Tuesday, August 17, 2010

The Web is Dead?


The current issue of Wired is nothing less than brilliant. In a nutshell, the writers argue that the developments Jonathan Zittrain warned against have come to pass. The future of the Internet is here and there's nothing we can do to stop it.

To paraphrase --

In its early years, the World Wide Web resembled the Old West in the frontier days. Lots of wide open space and freedom or anarchy, depending on how you look at it. By now, the Web has come to resemble everything bad about the Old West. The Wild, Wild Web is full of showdowns, shootouts and thieves who steal, not only your money, but your freaking identity. You basically need a War Wagon of digital protection to survive there. Worse than that, it's perilously difficult to make money on the Web -- and ridiculously easy to waste money on advertising with zero results.

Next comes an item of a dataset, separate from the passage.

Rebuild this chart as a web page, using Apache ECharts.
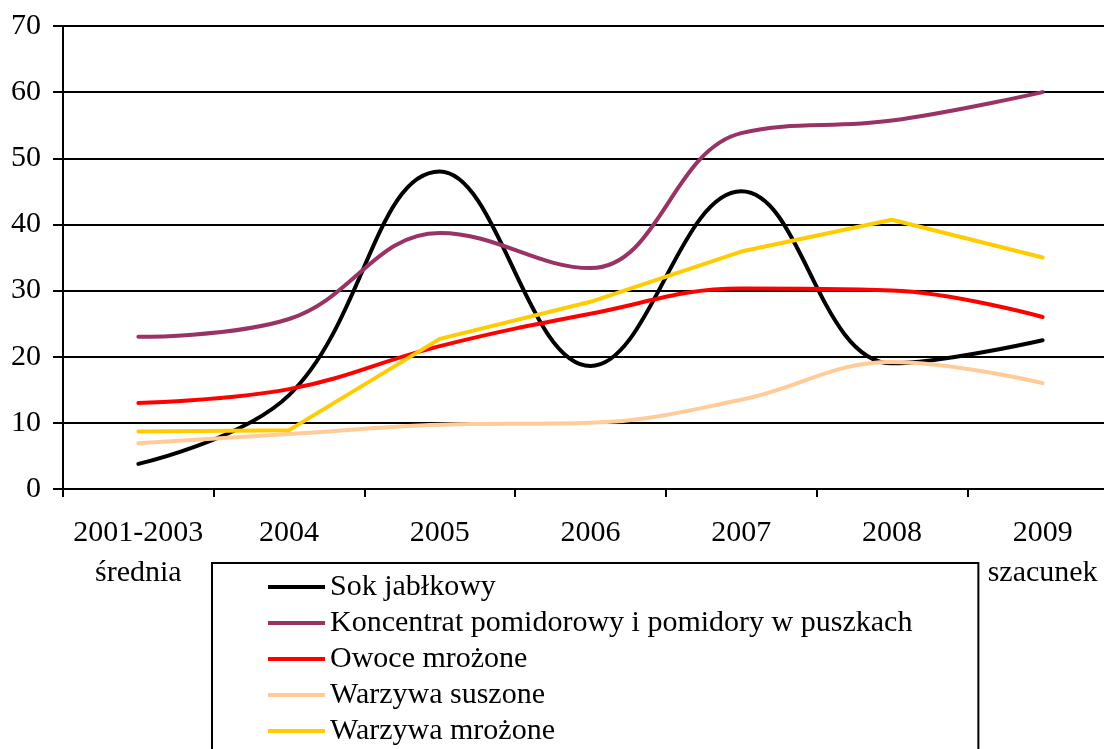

You're out there in the wilderness with millions of other people giving content away for free.

But the Web is a subset of the Internet. According to Wired, more and more businesses and users are bypassing the Web entirely.

The emerging trend is portal-to-portal communication to "tethered appliances" (iPods, XBoxes, etc.) or sites like Facebook that resembled the "Walled Gardens" of the mid-1990s that everybody thought had died forever. If you log in, you can get to Facebook site; Google can't. It's a private party. It ain't searchable. And Facebook is not alone in its construction of moats, gates and walls.

What used to be wide open spaces are now strung with barbed wire.

It's sad. But probably inevitable.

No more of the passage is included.